Thomas Gray is best known for his Elegy in a country church-yard, which uses the heroic quatrain of Drydens Annus Mirabilis. Gray did expend great trouble on the polishing of his verse, and the Elegys easy flow is the result of hard work more than inspiration. In every stanza we meet lines that have become part of the English language, sounding almost Shakespearian in their familiarity, but Gray had nothing of the swiftness and fluency of the great Elizabethan. Every effect was worked for, and Gray deserves his success. The poem is loved perhaps chiefly because it appeals to that mood of self-pity which is always ready to rise in all of us.

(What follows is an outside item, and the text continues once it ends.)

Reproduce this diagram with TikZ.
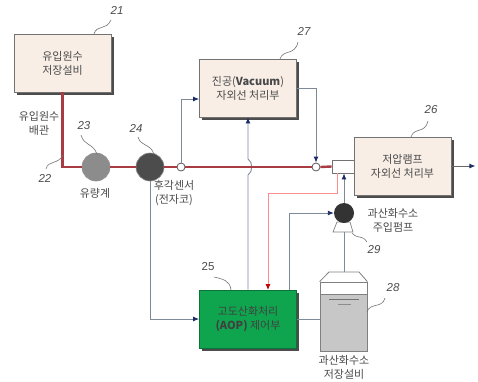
\documentclass[tikz,border=0pt]{standalone}
\usepackage{fontspec}
\setmainfont{Noto Sans CJK KR}
\newfontfamily\numfont{Liberation Sans}
\usepackage{xcolor}
\usepackage{tikz}
\usetikzlibrary{positioning,arrows.meta,shadows}
\definecolor{boxfill}{HTML}{F8EEE6}
\definecolor{aopgreen}{HTML}{0FA54E}
\definecolor{pipered}{HTML}{A93C42}
\definecolor{linegray}{HTML}{7F8A99}
\definecolor{tipblue}{HTML}{1C2C66}
\definecolor{txtgray}{HTML}{4A4A4A}
\begin{document}
\begin{tikzpicture}[
    x=1pt, y=-1pt,
    font=\fontsize{11}{14}\selectfont,
    blk/.style={draw=black!55, line width=0.8pt, minimum width=97pt, minimum height=58pt, align=center,
                text=txtgray, inner sep=0pt, drop shadow={shadow xshift=2.5pt, shadow yshift=-2.5pt, fill=black!70, opacity=1}},
    src/.style={blk, fill=boxfill},
    ctrl/.style={blk, fill=aopgreen, draw=aopgreen!70!black, text=black!75},
    txt/.style={align=center, text=txtgray, inner sep=0pt},
    num/.style={inner sep=0pt, text=black!70, font=\numfont\itshape\fontsize{11.5}{12}\selectfont},
    lead/.style={draw=black!55, line width=0.6pt},
    pipe/.style={draw=pipered, line width=2.4pt},
    sig/.style={draw=linegray, line width=0.9pt},
    sigto/.style={sig, -{Latex[length=6pt, width=5pt, color=tipblue]}},
    redto/.style={draw=red!45, line width=0.9pt, -{Latex[length=6pt, width=5pt, color=red!75!black]}},
    meter/.style={circle, draw=black!45, line width=0.6pt, minimum size=28pt, inner sep=0pt},
    joint/.style={circle, draw=black!65, fill=white, line width=0.8pt, minimum size=8pt, inner sep=0pt},
  ]
    \useasboundingbox (0,0) rectangle (478,381);

    % boxes
    \node[src] (store) at (62.5,63) {유입원수\\저장설비};
    \node[src] (vac) at (248,88) {진공(\textbf{Vacuum})\\자외선 처리부};
    \node[src] (lamp) at (402.5,166) {저압램프\\자외선 처리부};
    \node[ctrl] (aop) at (248,319) {고도산화처리\\\textbf{(AOP)} 제어부};

    % meters on the pipe
    \node[meter, fill=black!45] (flow) at (96,167) {};
    \node[meter, fill=black!70] (nose) at (150,167) {};
    \node[joint] (jointa) at (181,167) {};
    \node[joint] (jointb) at (316,167) {};
    \node[draw=black!55, fill=white, line width=0.8pt, minimum width=22pt, minimum height=13pt, inner sep=0pt] (valve) at (343,166.5) {};

    % tank
    \node[draw=black!50, fill=white, line width=0.8pt, minimum width=47pt, minimum height=69pt, inner sep=0pt] (tank) at (343.5,316.5) {};
    \node[draw=black!50, fill=black!22, line width=0.8pt, minimum width=47pt, minimum height=57pt, inner sep=0pt, anchor=south] (liquid) at (tank.south) {};
    \draw[draw=black!50, fill=white, line width=0.8pt] (tank.north west) -- (329,272) coordinate (cap) -- (359,272) -- (tank.north east);
    \draw[black!55, line width=0.7pt] (329,299) -- (359,299);
    \draw[black!45, line width=0.7pt] (338,304) -- (351,304);

    % pump
    \draw[draw=black!50, fill=white, line width=0.7pt] (337,222) -- (333,232) -- (353,232) -- (350,222) -- cycle;
    \node[circle, fill=black!80, minimum size=20pt, inner sep=0pt] (pump) at (344,213) {};
    \coordinate (pumpfoot) at (344,232);
    \coordinate (tanktop) at (344,272);

    % signal lines
    \draw[sigto] (jointa.north) |- (vac.west |- 0,99);
    \draw[sigto] (nose.south) |- (aop.west);
    \draw[sigto] (aop.north) -- (248,175) .. controls (253,172) and (253,162) .. (248,159) -- (vac.south);
    \draw[sigto] (vac.east) -| (jointb.north);
    \draw[sigto] (pump.north) -- (pump.north |- valve.south);
    \draw[sigto] (289,290) |- (pump.west);
    \draw[sig] (pumpfoot) -- (tanktop);
    \draw[sig] (aop.east) -- (aop.east -| tank.west);
    \draw[redto] (337,173) |- (268,193) -- (268,290);
    \draw[sigto, draw=black!60, -{Latex[length=6pt, width=5pt, color=tipblue]}] (lamp.east) -- ++(24,0) coordinate (outlet);

    % pipe
    \draw[pipe] (store.south) |- (flow.west);
    \draw[pipe] (flow.east) -- (nose.west);
    \draw[pipe] (nose.east) -- (jointa.west);
    \draw[pipe] (jointa.east) -- (jointb.west);
    \draw[pipe] (jointb.east) -- (valve.west);

    % labels
    \node[txt] (lblpipe) at (39,123) {유입원수\\배관};
    \node[txt] (lblflow) at (95,193) {유량계};
    \node[txt] (lblnose) at (174,193) {후각센서\\(전자코)};
    \node[txt] (lblpump) at (393,220) {과산화수소\\주입펌프};
    \node[txt] (lbltank) at (344,367) {과산화수소\\저장설비};

    % reference numbers
    \node[num] (n21) at (117,10) {21};
    \node[num] (n22) at (45,178) {22};
    \node[num] (n23) at (84,126) {23};
    \node[num] (n24) at (136,128) {24};
    \node[num, font=\numfont\fontsize{11.5}{12}\selectfont] (n25) at (208,267) {25};
    \node[num] (n26) at (431,110) {26};
    \node[num] (n27) at (304,31) {27};
    \node[num] (n28) at (393,288) {28};
    \node[num] (n29) at (374,250) {29};

    \draw[lead] (94,34) .. controls (97,24) and (106,31) .. (111,20);
    \draw[lead] (63,155) .. controls (58,165) and (48,160) .. (46,169);
    \draw[lead] (81,135) .. controls (84,146) and (93,143) .. (97,154);
    \draw[lead] (138,137) .. controls (141,147) and (150,143) .. (154,154);
    \draw[lead] (214,277) .. controls (222,279) and (230,280) .. (231,290);
    \draw[lead] (411,137) .. controls (414,127) and (425,134) .. (428,121);
    \draw[lead] (280,59) .. controls (283,49) and (295,56) .. (298,42);
    \draw[lead] (367,312) .. controls (370,302) and (382,309) .. (385,298);
    \draw[lead] (352,233) .. controls (358,240) and (362,234) .. (367,242);
\end{tikzpicture}
\end{document}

Finally, there was William Blake, perhaps one of the greatest of the English poets, certainly one of the most original. Blake is known to most people as the author of the Songs of Innocence and such poems as Tiger, tiger, burning bright. But his achievement is massive and his aim is immense. He wished, using the twin arts of poetry and drawing, to build up a huge mythology of his own, which should portray symbolically the forces always at war with each other in the soul of a man.
Blakes powers and gods are solid and huge and sometimes frightening. His philosophy has a simple enough basis: he rejects reason and law and conventional religion, and says that mankind can be fulfilled only through the senses and the imagination. Blakes short poems are always remarkable, always highly individual.


2.4. Prose in the Age of Reason.
Daniel Defoe was a journalist, and that fact itself draws him to our own time. He is in many ways the father of the modern periodical, purveying opinion more than news, and The Review, which he founded in 1704, is the progenitor of a long line of well-informed magazines. He was capable of irony, however, and his Shortest Way with the Dissenters states gravely that those who do not belong to the Church of England should be hanged. This pamphlet was seriously taken by many, but when the authorities discovered they had been having their legs pulled, they put Defoe in prison. The most interesting of Defoes documentary works is the Journal of the Plague Year.

The novel develops with Samuel Richardson, a professional printer who took to novel-writing when he was fifty. He liked to help young women with the composition of their love-letters, and was asked by a publisher to write a volume of model letters for use on various occasions. He was inspired to write a novel in the form of a series of letters, a novel which should implant a moral lesson in the minds of its readers. This novel was Pamela, or Virtue Rewarded. It is a strange sort of reward, and a strange basis for marriage, according to our modern view, but this moral persists in cheap novelettes and magazines even today.

The greatest novelist of the century is Henry Fielding. He started his novel-writing career almost by accident. Moved to write a parody of Pamela, he found his Joseph Andrews developing into something far bigger than a mere skit. With Fielding one is inclined to use the term picaresque, a term originally applicable only to novels in which the leading character is a rogue. It is a term which lends itself to description of all novels in which the bulk of the action takes place on the road, on a journey, and which eccentric and low-life characters appear. Fieldings Jonathan Wild is truly picaresque.

Tobias Smollet is responsible for Roderick Random, Peregrine Pickle an d Humphry Clinker. Roderick Random is the first of a long line of novels about life at sea, a line which can boast distinguished names like Conrad and Herman Melville.

Laurence Sterne produced a remarkable and eccentric novel in his Tristam Shandy, which breaks all the rules, even of language and punctuation, and deliberately excludes all suggestions of a plot, so that- despite the considerable length of the book,- nobody gets anywhere, nothing really happens, and the hero does not succeed even in getting himself born until half-way through! The author deliberately hinders all movement: just when we think a story is about to develop, Sterne introduces an incredible digression. There are lewd jokes, patches of sentimentally- often saved, just in time, from becoming mawkish by an ironical stroke- and grotesque Rabelaisian episodes.